====== Supplied material ======

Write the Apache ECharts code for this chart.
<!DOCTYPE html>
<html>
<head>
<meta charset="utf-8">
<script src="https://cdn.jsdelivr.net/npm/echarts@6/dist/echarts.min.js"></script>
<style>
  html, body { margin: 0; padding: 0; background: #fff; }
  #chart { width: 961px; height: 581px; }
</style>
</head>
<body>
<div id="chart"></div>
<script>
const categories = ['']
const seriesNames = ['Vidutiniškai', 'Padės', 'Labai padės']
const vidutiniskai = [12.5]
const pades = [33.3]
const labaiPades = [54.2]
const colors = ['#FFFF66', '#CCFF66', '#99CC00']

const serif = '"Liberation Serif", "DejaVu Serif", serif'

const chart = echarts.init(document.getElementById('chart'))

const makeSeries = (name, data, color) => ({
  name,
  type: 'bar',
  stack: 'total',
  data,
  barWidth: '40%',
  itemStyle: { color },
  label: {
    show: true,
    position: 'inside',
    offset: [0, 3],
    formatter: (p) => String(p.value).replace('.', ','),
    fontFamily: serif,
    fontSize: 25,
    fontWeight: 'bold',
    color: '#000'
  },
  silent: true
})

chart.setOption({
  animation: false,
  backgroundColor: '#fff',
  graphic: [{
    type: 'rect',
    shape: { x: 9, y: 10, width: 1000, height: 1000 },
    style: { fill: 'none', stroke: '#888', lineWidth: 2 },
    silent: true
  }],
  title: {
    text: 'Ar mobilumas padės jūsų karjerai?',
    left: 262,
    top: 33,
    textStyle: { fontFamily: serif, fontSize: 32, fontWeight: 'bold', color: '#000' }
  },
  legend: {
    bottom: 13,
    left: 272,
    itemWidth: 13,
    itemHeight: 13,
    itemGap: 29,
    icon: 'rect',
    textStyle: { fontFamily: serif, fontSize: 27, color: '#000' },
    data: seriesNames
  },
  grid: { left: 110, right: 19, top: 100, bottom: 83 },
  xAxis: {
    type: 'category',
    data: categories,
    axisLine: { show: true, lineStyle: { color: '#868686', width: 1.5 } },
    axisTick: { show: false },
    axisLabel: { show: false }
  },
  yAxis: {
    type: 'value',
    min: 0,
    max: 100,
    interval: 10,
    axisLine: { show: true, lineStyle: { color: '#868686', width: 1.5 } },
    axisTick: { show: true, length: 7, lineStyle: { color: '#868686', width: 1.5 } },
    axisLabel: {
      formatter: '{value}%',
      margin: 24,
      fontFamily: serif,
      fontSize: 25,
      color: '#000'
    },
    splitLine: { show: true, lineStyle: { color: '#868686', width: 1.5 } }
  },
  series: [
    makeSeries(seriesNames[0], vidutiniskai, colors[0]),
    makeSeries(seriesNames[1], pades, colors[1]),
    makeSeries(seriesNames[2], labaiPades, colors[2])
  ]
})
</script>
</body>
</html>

======

Exercise description ->
Extract all the material, leaving every line as it is.

Reply to the exercise ->
Write the Apache ECharts code for this chart.
<!DOCTYPE html>
<html>
<head>
<meta charset="utf-8">
<script src="https://cdn.jsdelivr.net/npm/echarts@6/dist/echarts.min.js"></script>
<style>
  html, body { margin: 0; padding: 0; background: #fff; }
  #chart { width: 961px; height: 581px; }
</style>
</head>
<body>
<div id="chart"></div>
<script>
const categories = ['']
const seriesNames = ['Vidutiniškai', 'Padės', 'Labai padės']
const vidutiniskai = [12.5]
const pades = [33.3]
const labaiPades = [54.2]
const colors = ['#FFFF66', '#CCFF66', '#99CC00']

const serif = '"Liberation Serif", "DejaVu Serif", serif'

const chart = echarts.init(document.getElementById('chart'))

const makeSeries = (name, data, color) => ({
  name,
  type: 'bar',
  stack: 'total',
  data,
  barWidth: '40%',
  itemStyle: { color },
  label: {
    show: true,
    position: 'inside',
    offset: [0, 3],
    formatter: (p) => String(p.value).replace('.', ','),
    fontFamily: serif,
    fontSize: 25,
    fontWeight: 'bold',
    color: '#000'
  },
  silent: true
})

chart.setOption({
  animation: false,
  backgroundColor: '#fff',
  graphic: [{
    type: 'rect',
    shape: { x: 9, y: 10, width: 1000, height: 1000 },
    style: { fill: 'none', stroke: '#888', lineWidth: 2 },
    silent: true
  }],
  title: {
    text: 'Ar mobilumas padės jūsų karjerai?',
    left: 262,
    top: 33,
    textStyle: { fontFamily: serif, fontSize: 32, fontWeight: 'bold', color: '#000' }
  },
  legend: {
    bottom: 13,
    left: 272,
    itemWidth: 13,
    itemHeight: 13,
    itemGap: 29,
    icon: 'rect',
    textStyle: { fontFamily: serif, fontSize: 27, color: '#000' },
    data: seriesNames
  },
  grid: { left: 110, right: 19, top: 100, bottom: 83 },
  xAxis: {
    type: 'category',
    data: categories,
    axisLine: { show: true, lineStyle: { color: '#868686', width: 1.5 } },
    axisTick: { show: false },
    axisLabel: { show: false }
  },
  yAxis: {
    type: 'value',
    min: 0,
    max: 100,
    interval: 10,
    axisLine: { show: true, lineStyle: { color: '#868686', width: 1.5 } },
    axisTick: { show: true, length: 7, lineStyle: { color: '#868686', width: 1.5 } },
    axisLabel: {
      formatter: '{value}%',
      margin: 24,
      fontFamily: serif,
      fontSize: 25,
      color: '#000'
    },
    splitLine: { show: true, lineStyle: { color: '#868686', width: 1.5 } }
  },
  series: [
    makeSeries(seriesNames[0], vidutiniskai, colors[0]),
    makeSeries(seriesNames[1], pades, colors[1]),
    makeSeries(seriesNames[2], labaiPades, colors[2])
  ]
})
</script>
</body>
</html>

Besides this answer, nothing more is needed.